I always roll a thief. Always always. It’s not because I have any great penchant for purloining things, either. I’ve stolen exactly one thing in my life, when I was four, because I misinterpreted as fact my mother’s “well I guess it must be free then!” quip about a keychain without a price tag in a toy store. She hauled me back to the store, intending to teach me a lesson, but (she later said) it backfired on her: the manager lit into me, saying I was a good-for-nothing little cheat and a future scab on society’s backside, etc. etc. There was a lot of sobbing on my part. That was the first and last time I ever stole something. Mom may have regretted the degree of rancor that manager unleashed on me, but you can’t argue that it wasn’t effective.
Still, though, I always roll a thief or rogue or other stealthy class on my first playthrough if it’s at all an option. The first time I remember doing this was in the first game I ever played through on my own — the Quest for Glory I reboot, indulged in when I was seven and had to stay home with the chickenpox. The Thief was hands-down the hardest class to play, and I wasn’t very good at it: too weak to stand up to bullies and too mystically incompetent to whisk myself away magically to safety, I died time and time again. But I refused to start another character, beloved as the Thief was to me. The snicking open of locked doors (and the endless parade of death screens where you failed the roll, inserted the lockpick up your nose instead, and killed yourself by piercing your brain), the secret cross-eyed tongue-out belly-rubbing head-patting handshake (you’re damn right I remember it), the studied disdain of the fence you sold your stolen goods to…I loved all of it. The only explanation I can conjure is that I affixed the idea of a Thieves Guild firmly to the notion of “outcasts” that I so very much latched onto as a kid, moving as I did from a town I loved to a city and culture I very much did not. I wasn’t smart enough to get into the fancy STEM technical school, and I wasn’t buff enough for anyone to want me on their sports team, so clearly the Thieves Guild had to step in to fill that void of belonging.
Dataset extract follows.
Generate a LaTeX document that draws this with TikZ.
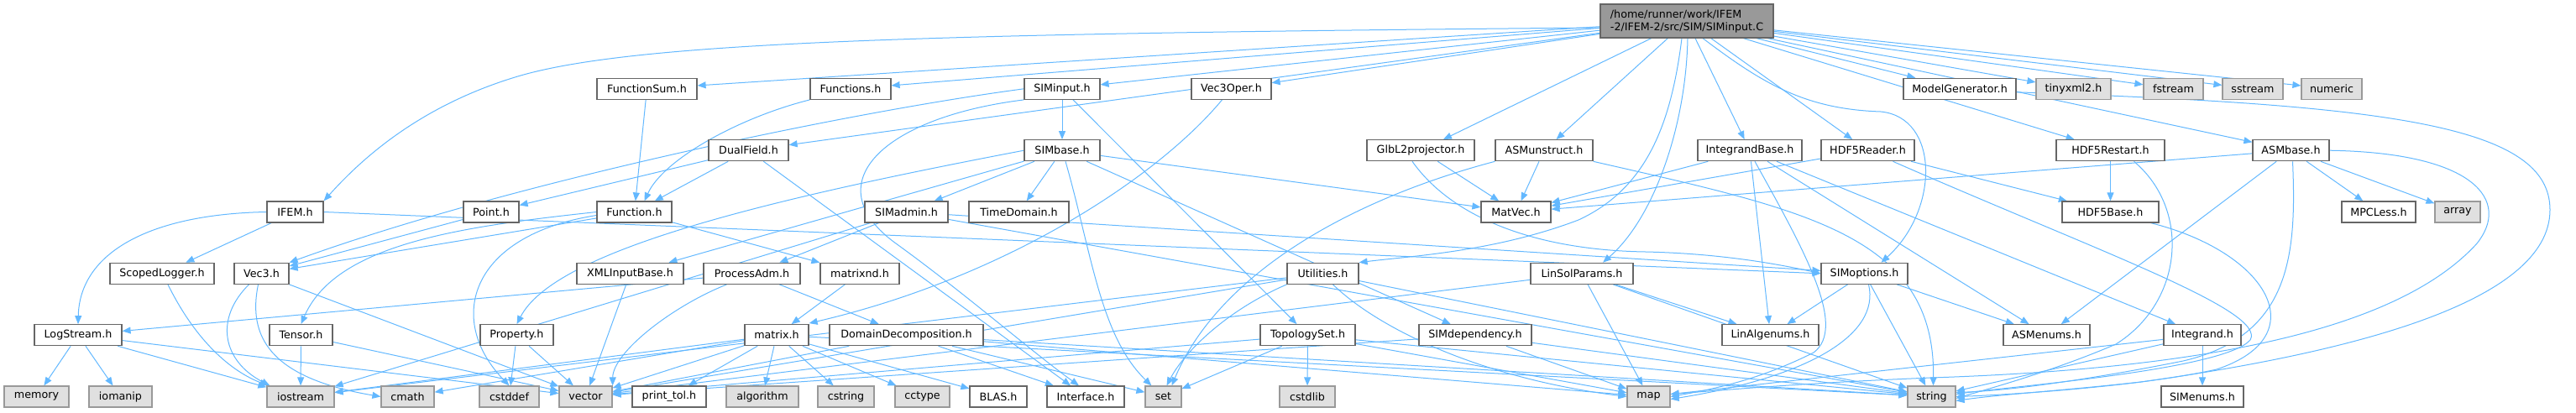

I, like legions of others, have been waiting for the Thieves Guild update to ESO from day one. Unlike legions of others, I haven’t been particularly vitriolic about the wait. For good or ill, I cut ESO a lot of slack. The Bethesda team has made one kind of game for years and has made it really well. Trying to please the people who loved that format and bring them into an online environment must have been (and must remain) a huge pain. People in zone chat, like people in zone chat in every MMO ever, love to hate on the showrunners — on Bethesda and ZeniMax and anyone who defends the game, but…eh. Haters gonna hate. It’s not like there’s been nothing to do in-game pre-Thieves Guild, after all.
But that’s not to say I’m not really excited about its arrival! I am. I’m also pleased to see the new zone is sun- and sand-centric. In the gray grim months of November-March, sun and sand are most definitely appreciated. The only question that remains is whether I progress my Vet 4 Templar into those quests, or stick the the headcanon-y lore I attached to my characters and send my Vet 2 Nightblade in instead. On the one hand, getting my main toward Vet 14 is always a goal. On the other hand…lore. Lore! We shall see.
In the meantime I shall congratulate myself on having bought that Princess Jasmine-esque number that popped up in ESO’s Crown Store this month. I knew a barely-there purple pantaloons ensemble would come in handy one day! To the desert (again)! With double-sided tape! To…keep my pants from sliding off at the first pop of a strand of pearls…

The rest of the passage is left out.